┏━━
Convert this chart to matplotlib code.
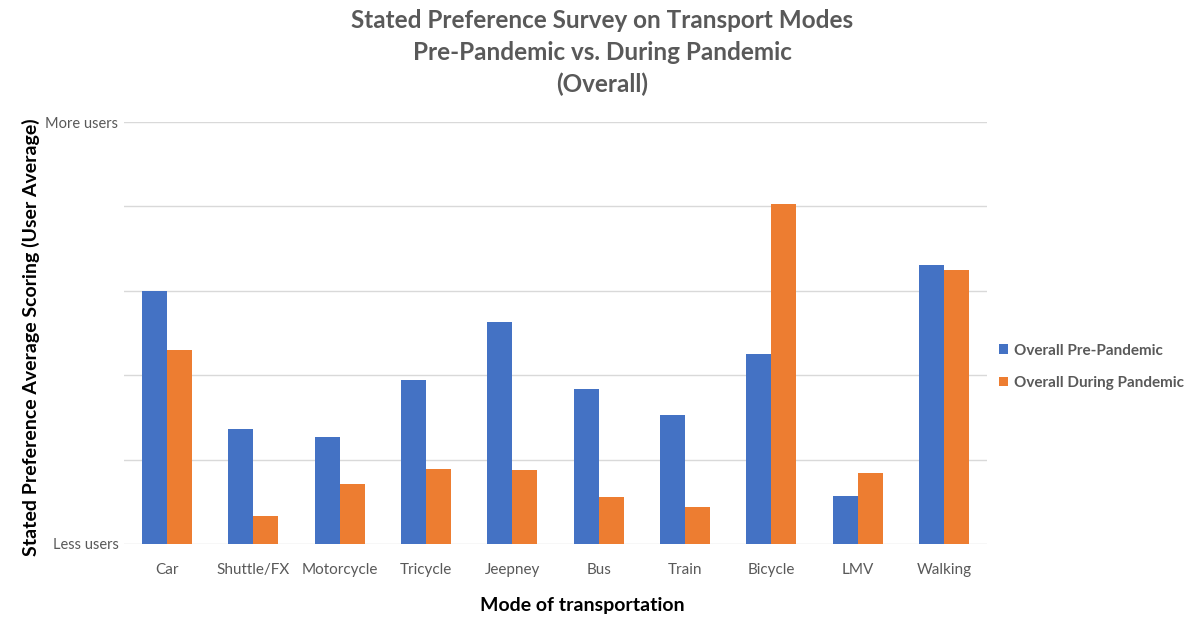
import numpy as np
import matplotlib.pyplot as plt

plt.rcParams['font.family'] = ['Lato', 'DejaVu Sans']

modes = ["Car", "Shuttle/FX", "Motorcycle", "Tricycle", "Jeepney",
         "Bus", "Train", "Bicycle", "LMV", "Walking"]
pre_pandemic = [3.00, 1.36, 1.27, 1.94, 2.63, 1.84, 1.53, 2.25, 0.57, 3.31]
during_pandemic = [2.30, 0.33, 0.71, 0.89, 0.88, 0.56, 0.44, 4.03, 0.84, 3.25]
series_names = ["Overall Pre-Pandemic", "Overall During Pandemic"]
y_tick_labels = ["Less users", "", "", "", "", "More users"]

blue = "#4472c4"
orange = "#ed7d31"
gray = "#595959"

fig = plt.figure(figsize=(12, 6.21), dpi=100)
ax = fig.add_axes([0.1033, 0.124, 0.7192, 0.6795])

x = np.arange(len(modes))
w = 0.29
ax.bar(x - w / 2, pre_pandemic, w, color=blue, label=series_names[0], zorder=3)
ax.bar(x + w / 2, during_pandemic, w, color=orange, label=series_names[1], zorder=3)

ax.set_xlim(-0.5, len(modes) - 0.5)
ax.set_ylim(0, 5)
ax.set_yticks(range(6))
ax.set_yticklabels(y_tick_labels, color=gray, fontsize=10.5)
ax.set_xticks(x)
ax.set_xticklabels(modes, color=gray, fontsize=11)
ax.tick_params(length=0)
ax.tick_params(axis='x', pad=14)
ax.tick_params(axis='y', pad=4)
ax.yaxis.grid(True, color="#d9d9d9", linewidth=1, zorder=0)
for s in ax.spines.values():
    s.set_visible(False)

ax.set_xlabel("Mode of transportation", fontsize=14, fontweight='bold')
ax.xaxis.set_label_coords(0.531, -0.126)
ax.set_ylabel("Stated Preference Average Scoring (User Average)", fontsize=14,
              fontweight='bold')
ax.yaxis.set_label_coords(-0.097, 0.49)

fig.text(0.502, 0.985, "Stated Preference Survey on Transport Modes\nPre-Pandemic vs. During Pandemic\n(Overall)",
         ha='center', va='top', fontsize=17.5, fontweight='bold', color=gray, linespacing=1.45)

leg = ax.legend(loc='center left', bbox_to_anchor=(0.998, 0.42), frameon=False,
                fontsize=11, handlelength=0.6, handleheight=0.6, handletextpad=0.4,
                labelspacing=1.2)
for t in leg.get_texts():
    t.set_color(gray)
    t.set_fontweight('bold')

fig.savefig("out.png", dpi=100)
┗━━
┏━━
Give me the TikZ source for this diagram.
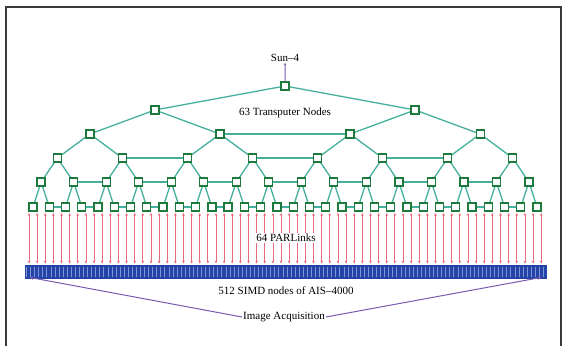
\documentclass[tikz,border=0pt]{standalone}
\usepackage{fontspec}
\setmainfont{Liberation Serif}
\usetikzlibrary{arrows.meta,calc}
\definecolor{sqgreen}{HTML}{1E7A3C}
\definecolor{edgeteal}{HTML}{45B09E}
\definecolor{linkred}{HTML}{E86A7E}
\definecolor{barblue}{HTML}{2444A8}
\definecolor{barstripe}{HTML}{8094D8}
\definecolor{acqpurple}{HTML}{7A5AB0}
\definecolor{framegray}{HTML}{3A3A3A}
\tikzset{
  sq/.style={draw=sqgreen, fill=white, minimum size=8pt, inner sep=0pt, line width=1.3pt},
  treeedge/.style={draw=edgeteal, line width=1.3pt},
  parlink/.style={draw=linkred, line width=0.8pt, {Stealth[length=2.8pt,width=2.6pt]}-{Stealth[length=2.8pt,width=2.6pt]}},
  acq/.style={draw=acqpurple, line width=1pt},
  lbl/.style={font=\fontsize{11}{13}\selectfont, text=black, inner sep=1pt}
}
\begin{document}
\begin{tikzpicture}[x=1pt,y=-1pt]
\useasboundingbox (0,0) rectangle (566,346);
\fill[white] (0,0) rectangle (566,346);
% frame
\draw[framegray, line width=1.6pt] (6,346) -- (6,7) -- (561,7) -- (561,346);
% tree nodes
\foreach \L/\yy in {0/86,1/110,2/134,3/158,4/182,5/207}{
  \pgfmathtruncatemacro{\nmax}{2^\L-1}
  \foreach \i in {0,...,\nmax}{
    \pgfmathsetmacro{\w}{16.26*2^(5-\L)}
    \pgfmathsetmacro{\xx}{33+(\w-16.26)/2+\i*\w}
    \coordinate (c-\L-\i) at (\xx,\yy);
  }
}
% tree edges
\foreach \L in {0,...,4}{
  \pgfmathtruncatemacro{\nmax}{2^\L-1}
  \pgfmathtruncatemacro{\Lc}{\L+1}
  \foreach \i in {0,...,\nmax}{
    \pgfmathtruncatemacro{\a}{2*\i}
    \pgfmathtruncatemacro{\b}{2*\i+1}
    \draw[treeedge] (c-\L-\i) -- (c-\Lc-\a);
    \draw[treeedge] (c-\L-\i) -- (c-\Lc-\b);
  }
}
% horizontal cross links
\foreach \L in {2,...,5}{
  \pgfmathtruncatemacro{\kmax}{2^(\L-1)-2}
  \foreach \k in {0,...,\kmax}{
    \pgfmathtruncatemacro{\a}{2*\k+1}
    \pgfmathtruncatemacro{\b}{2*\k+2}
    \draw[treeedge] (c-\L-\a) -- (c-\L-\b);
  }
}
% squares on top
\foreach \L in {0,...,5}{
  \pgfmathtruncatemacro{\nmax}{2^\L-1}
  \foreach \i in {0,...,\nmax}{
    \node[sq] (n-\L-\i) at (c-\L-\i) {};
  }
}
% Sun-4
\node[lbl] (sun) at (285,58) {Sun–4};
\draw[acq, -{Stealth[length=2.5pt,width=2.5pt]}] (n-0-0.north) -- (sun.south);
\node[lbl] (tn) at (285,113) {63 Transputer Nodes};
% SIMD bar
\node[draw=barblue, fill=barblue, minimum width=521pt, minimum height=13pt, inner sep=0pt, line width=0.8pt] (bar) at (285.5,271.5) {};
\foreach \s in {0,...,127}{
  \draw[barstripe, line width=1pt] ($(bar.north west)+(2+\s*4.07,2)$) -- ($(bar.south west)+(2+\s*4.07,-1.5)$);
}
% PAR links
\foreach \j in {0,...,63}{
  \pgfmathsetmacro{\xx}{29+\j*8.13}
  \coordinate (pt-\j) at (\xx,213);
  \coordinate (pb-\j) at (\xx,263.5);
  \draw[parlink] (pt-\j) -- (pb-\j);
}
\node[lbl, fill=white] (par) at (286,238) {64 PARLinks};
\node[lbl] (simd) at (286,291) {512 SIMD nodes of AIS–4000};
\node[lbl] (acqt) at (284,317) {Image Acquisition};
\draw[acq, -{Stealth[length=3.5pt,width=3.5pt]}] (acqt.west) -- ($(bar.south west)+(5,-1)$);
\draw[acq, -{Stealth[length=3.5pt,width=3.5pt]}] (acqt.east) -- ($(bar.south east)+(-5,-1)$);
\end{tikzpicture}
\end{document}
┗━━
* _YOUR INSTRUCTIONS_: The first line to give again is the one with "Convert this chart to matplotlib code.", and the last is the one with "plt.rcParams['font.family'] = ['Lato', 'DejaVu". Repeat them and everything between exactly, minus the pictures.

* _TASK RESPONSE_:
Convert this chart to matplotlib code.
import numpy as np
import matplotlib.pyplot as plt

plt.rcParams['font.family'] = ['Lato', 'DejaVu Sans']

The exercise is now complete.